With the exception of Margaret of Anjou (who was first posited by Jenni Nuttall), all of these women were first posited and then dismissed by Curt F. Bühler in 1970. There was no connection between Anne Stafford and Scrope or his circle at the time he was working on the Epistle, the other two Annes are dismissed as not being "particular noted" as patrons of the arts - though, oddly, the Duchess of Buckingham is now considered an notable book collector! Eleanor Cobham, on the other hand, is simply dismissed "hardly a suitable candidate" for owning a copy of the Epistle because of her "notoriety".
Look, I don't think it's very likely Eleanor was the "high princess" whom a copy of the book was dedicated to. There was only brief window where Scrope could have possibly have finished his translation and where Eleanor could have been in the position to act or to be sought out as a patron (1440 and early 1441). But Bühler's "too notorious for books/patronage" dismissal is just bizarre.
Firstly, while we don't have a lot of information about Eleanor as a literary patron, we can connect her with four books. Two books that belonged to Humphrey, Duke of Gloucester featured her motto, which might suggest that she had given them to him. These were the Latin version of an Arabic Antidotarium and a collection of the works of Nicholas of Clemanges. Roger Bolingbroke dedicated a tract on geomancy to Eleanor and she also owned a copy of the Ancrene Wisse. It's also been suggested that Eleanor may have been involved in Humphrey's patronage of Italian humanists; at any rate she was married to a man famed for his literary patronage. So she wasn't "too notorious" to own books - even a text as religious as the Ancrene Wisse.

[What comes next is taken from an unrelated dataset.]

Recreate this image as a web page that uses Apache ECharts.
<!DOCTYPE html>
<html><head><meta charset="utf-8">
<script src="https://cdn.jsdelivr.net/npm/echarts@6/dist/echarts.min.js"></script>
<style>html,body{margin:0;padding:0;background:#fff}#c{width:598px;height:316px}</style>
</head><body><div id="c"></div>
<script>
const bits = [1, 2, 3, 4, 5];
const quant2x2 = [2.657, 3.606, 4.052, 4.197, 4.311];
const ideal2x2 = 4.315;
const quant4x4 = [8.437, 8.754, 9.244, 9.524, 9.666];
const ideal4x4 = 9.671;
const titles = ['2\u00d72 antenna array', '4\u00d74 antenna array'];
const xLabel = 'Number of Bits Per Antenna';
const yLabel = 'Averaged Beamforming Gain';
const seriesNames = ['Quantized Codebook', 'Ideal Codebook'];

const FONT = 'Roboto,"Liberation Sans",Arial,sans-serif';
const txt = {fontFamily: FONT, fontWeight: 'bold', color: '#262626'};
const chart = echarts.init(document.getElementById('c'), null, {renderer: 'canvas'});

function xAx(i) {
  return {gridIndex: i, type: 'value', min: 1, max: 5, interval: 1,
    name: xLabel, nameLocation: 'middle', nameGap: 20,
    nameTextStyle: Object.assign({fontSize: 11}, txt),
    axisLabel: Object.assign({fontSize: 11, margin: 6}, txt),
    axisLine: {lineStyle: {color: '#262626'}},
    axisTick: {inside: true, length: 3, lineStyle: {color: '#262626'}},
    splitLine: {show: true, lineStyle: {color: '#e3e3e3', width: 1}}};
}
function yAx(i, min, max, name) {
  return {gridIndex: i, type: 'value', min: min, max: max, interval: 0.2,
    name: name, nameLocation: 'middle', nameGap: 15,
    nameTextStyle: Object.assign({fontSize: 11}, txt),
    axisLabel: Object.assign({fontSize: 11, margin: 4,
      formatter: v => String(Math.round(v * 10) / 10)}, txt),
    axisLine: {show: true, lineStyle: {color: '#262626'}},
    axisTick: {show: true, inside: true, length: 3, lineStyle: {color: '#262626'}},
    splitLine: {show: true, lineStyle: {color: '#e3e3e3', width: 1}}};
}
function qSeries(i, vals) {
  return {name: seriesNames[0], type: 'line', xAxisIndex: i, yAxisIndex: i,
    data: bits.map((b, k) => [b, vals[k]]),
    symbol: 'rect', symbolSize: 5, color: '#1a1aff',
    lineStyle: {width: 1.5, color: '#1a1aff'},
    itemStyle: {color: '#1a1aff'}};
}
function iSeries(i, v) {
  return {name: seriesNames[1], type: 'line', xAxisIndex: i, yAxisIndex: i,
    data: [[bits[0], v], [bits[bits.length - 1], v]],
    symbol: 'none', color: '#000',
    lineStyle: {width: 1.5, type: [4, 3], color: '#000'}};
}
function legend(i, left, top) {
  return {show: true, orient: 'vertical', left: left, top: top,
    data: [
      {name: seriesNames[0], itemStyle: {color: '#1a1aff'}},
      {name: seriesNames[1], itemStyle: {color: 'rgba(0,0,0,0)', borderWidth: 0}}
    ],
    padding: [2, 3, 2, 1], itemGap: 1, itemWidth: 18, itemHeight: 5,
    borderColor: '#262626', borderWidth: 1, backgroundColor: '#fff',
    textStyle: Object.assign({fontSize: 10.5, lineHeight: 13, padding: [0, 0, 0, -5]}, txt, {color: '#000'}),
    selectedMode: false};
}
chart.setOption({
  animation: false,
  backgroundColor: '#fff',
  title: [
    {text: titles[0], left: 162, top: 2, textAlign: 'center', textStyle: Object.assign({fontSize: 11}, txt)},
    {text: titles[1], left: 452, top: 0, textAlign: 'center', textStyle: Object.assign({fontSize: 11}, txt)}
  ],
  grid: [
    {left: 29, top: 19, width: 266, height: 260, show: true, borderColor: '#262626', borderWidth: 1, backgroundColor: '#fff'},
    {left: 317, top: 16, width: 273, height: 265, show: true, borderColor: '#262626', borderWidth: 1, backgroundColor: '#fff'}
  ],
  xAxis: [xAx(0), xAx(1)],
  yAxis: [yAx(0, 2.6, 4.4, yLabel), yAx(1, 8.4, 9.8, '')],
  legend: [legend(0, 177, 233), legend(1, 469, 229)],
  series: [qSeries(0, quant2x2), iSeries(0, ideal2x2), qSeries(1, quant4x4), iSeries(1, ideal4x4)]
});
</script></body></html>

Secondly, even if Eleanor was "too notorious to be personally interested in books", being seen as a patron or reader of a moral exemplary text such as the Epistle would be a great way to try and lift her reputation. And even if she was too stupid to realise the value in presenting herself as such, surely it'd appeal to her vanity to be posited as a great patron, to be flattered by Scrope in such a way?

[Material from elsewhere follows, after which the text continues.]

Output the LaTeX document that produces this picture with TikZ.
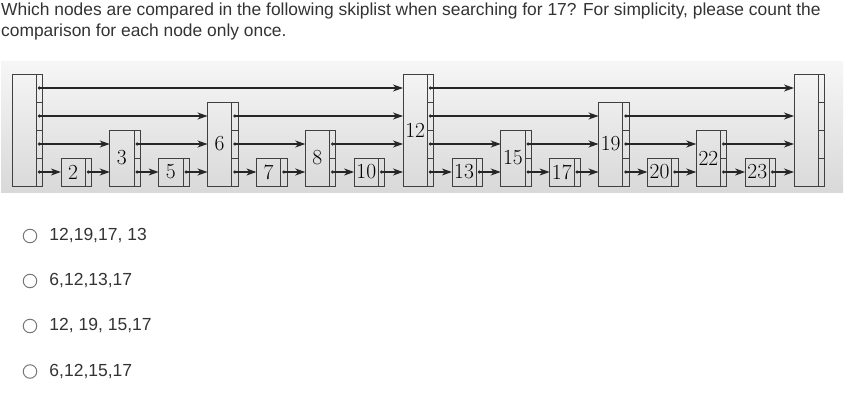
\documentclass[tikz,border=0pt]{standalone}
\usepackage{fontspec}
\newfontfamily\qfont{Liberation Sans}
\usetikzlibrary{positioning, arrows.meta}
\definecolor{qtext}{HTML}{333333}
\definecolor{radiogray}{HTML}{777777}

\tikzset{
	keybox/.style={rectangle, draw=black!75, line width=0.8pt, inner sep=0pt, outer sep=0pt,
		minimum width=24.3pt, anchor=south west, font=\fontsize{21.5}{24}\selectfont},
	ptrcell/.style={rectangle, draw=black!75, line width=0.8pt, inner sep=0pt, outer sep=0pt,
		minimum width=6.3pt, minimum height=28pt},
	link/.style={line width=1.1pt, black!85, shorten <=-1.5pt,
		{Circle[length=3pt]}-{Stealth[length=10pt, width=7pt, inset=3pt]}},
	question/.style={inner sep=0pt, anchor=base west, text=qtext, font=\qfont\fontsize{17.4}{20}\selectfont},
	radio/.style={circle, draw=radiogray, line width=1pt, minimum size=13.5pt, inner sep=0pt},
	answer/.style={inner sep=0pt, text=qtext, font=\qfont\fontsize{17.5}{20}\selectfont}
}

\begin{document}
\begin{tikzpicture}[x=1pt, y=1pt]
		
		\useasboundingbox (0,0) rectangle (847,-420);
		
		%Question
		\node[question] (q1) at (1,-16) {Which nodes are compared in the following skiplist when searching for 17? For simplicity, please count the};
		\node[question] (q2) at (1,-37) {comparison for each node only once.};
		
		%Gray band behind the skiplist
		\shade[top color=gray!7, bottom color=gray!30] (1,-62) rectangle (843,-192);
		
		%Header
		\node[keybox, minimum height=112pt] (head) at (12,-186) {};
		\node[ptrcell, anchor=south west] (head-1) at (head.south east) {};
		\node[ptrcell, above=0pt of head-1] (head-2) {};
		\node[ptrcell, above=0pt of head-2] (head-3) {};
		\node[ptrcell, above=0pt of head-3] (head-4) {};
		
		%Keys
		\node[keybox, minimum height=28pt] (k2) at (60.9,-186) {2};
		\node[ptrcell, anchor=south west] (p2-1) at (k2.south east) {};
		
		\node[keybox, minimum height=56pt] (k3) at (109.75,-186) {3};
		\node[ptrcell, anchor=south west] (p3-1) at (k3.south east) {};
		\node[ptrcell, above=0pt of p3-1] (p3-2) {};
		
		\node[keybox, minimum height=28pt] (k5) at (158.6,-186) {5};
		\node[ptrcell, anchor=south west] (p5-1) at (k5.south east) {};
		
		\node[keybox, minimum height=84pt] (k6) at (207.5,-186) {6};
		\node[ptrcell, anchor=south west] (p6-1) at (k6.south east) {};
		\node[ptrcell, above=0pt of p6-1] (p6-2) {};
		\node[ptrcell, above=0pt of p6-2] (p6-3) {};
		
		\node[keybox, minimum height=28pt] (k7) at (256.4,-186) {7};
		\node[ptrcell, anchor=south west] (p7-1) at (k7.south east) {};
		
		\node[keybox, minimum height=56pt] (k8) at (305.25,-186) {8};
		\node[ptrcell, anchor=south west] (p8-1) at (k8.south east) {};
		\node[ptrcell, above=0pt of p8-1] (p8-2) {};
		
		\node[keybox, minimum height=28pt] (k10) at (354.1,-186) {10};
		\node[ptrcell, anchor=south west] (p10-1) at (k10.south east) {};
		
		\node[keybox, minimum height=112pt] (k12) at (403,-186) {12};
		\node[ptrcell, anchor=south west] (p12-1) at (k12.south east) {};
		\node[ptrcell, above=0pt of p12-1] (p12-2) {};
		\node[ptrcell, above=0pt of p12-2] (p12-3) {};
		\node[ptrcell, above=0pt of p12-3] (p12-4) {};
		
		\node[keybox, minimum height=28pt] (k13) at (451.9,-186) {13};
		\node[ptrcell, anchor=south west] (p13-1) at (k13.south east) {};
		
		\node[keybox, minimum height=56pt] (k15) at (500.75,-186) {15};
		\node[ptrcell, anchor=south west] (p15-1) at (k15.south east) {};
		\node[ptrcell, above=0pt of p15-1] (p15-2) {};
		
		\node[keybox, minimum height=28pt] (k17) at (549.6,-186) {17};
		\node[ptrcell, anchor=south west] (p17-1) at (k17.south east) {};
		
		\node[keybox, minimum height=84pt] (k19) at (598.5,-186) {19};
		\node[ptrcell, anchor=south west] (p19-1) at (k19.south east) {};
		\node[ptrcell, above=0pt of p19-1] (p19-2) {};
		\node[ptrcell, above=0pt of p19-2] (p19-3) {};
		
		\node[keybox, minimum height=28pt] (k20) at (647.4,-186) {20};
		\node[ptrcell, anchor=south west] (p20-1) at (k20.south east) {};
		
		\node[keybox, minimum height=56pt] (k22) at (696.25,-186) {22};
		\node[ptrcell, anchor=south west] (p22-1) at (k22.south east) {};
		\node[ptrcell, above=0pt of p22-1] (p22-2) {};
		
		\node[keybox, minimum height=28pt] (k23) at (745.1,-186) {23};
		\node[ptrcell, anchor=south west] (p23-1) at (k23.south east) {};
		
		%Tail
		\node[keybox, minimum height=112pt] (tail) at (794,-186) {};
		\node[ptrcell, anchor=south west] (tail-1) at (tail.south east) {};
		\node[ptrcell, above=0pt of tail-1] (tail-2) {};
		\node[ptrcell, above=0pt of tail-2] (tail-3) {};
		\node[ptrcell, above=0pt of tail-3] (tail-4) {};
		
		%Level 1 links
		\draw[link] (head-1.center) -- (k2.west |- head-1.center);
		\draw[link] (p2-1.center) -- (k3.west |- p2-1.center);
		\draw[link] (p3-1.center) -- (k5.west |- p3-1.center);
		\draw[link] (p5-1.center) -- (k6.west |- p5-1.center);
		\draw[link] (p6-1.center) -- (k7.west |- p6-1.center);
		\draw[link] (p7-1.center) -- (k8.west |- p7-1.center);
		\draw[link] (p8-1.center) -- (k10.west |- p8-1.center);
		\draw[link] (p10-1.center) -- (k12.west |- p10-1.center);
		\draw[link] (p12-1.center) -- (k13.west |- p12-1.center);
		\draw[link] (p13-1.center) -- (k15.west |- p13-1.center);
		\draw[link] (p15-1.center) -- (k17.west |- p15-1.center);
		\draw[link] (p17-1.center) -- (k19.west |- p17-1.center);
		\draw[link] (p19-1.center) -- (k20.west |- p19-1.center);
		\draw[link] (p20-1.center) -- (k22.west |- p20-1.center);
		\draw[link] (p22-1.center) -- (k23.west |- p22-1.center);
		\draw[link] (p23-1.center) -- (tail.west |- p23-1.center);
		
		%Level 2 links
		\draw[link] (head-2.center) -- (k3.west |- head-2.center);
		\draw[link] (p3-2.center) -- (k6.west |- p3-2.center);
		\draw[link] (p6-2.center) -- (k8.west |- p6-2.center);
		\draw[link] (p8-2.center) -- (k12.west |- p8-2.center);
		\draw[link] (p12-2.center) -- (k15.west |- p12-2.center);
		\draw[link] (p15-2.center) -- (k19.west |- p15-2.center);
		\draw[link] (p19-2.center) -- (k22.west |- p19-2.center);
		\draw[link] (p22-2.center) -- (tail.west |- p22-2.center);
		
		%Level 3 links
		\draw[link] (head-3.center) -- (k6.west |- head-3.center);
		\draw[link] (p6-3.center) -- (k12.west |- p6-3.center);
		\draw[link] (p12-3.center) -- (k19.west |- p12-3.center);
		\draw[link] (p19-3.center) -- (tail.west |- p19-3.center);
		
		%Level 4 links
		\draw[link] (head-4.center) -- (k12.west |- head-4.center);
		\draw[link] (p12-4.center) -- (tail.west |- p12-4.center);
		
		%Answer options
		\node[radio] (opt1) at (30,-236) {};
		\node[answer, right=12pt of opt1] (ans1) {12,19,17, 13};
		\node[radio] (opt2) at (30,-281) {};
		\node[answer, right=12pt of opt2] (ans2) {6,12,13,17};
		\node[radio] (opt3) at (30,-326) {};
		\node[answer, right=12pt of opt3] (ans3) {12, 19, 15,17};
		\node[radio] (opt4) at (30,-371.5) {};
		\node[answer, right=12pt of opt4] (ans4) {6,12,15,17};
		
\end{tikzpicture}
\end{document}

Thirdly, even if Scrope found Eleanor as objectionable as a person as Bühler evidently does on account of her reputation, he might want to consider it. He attempted twice to enter the service of Eleanor's husband, Humphrey Duke of Gloucester, so he clearly didn't find the idea of her too repugnant and may well have attempted to gain Humphrey's favour by flattering the wife Humphrey evidentially really liked?
Finally, Eleanor being judged "too notorious" (lbr, slutty) for books or patronage is a weird judgement. Historically, a lot of famous mistresses were great patrons. What does Bühler imagine, Eleanor was like "lol I don't read, I only know how fuck and do magic?"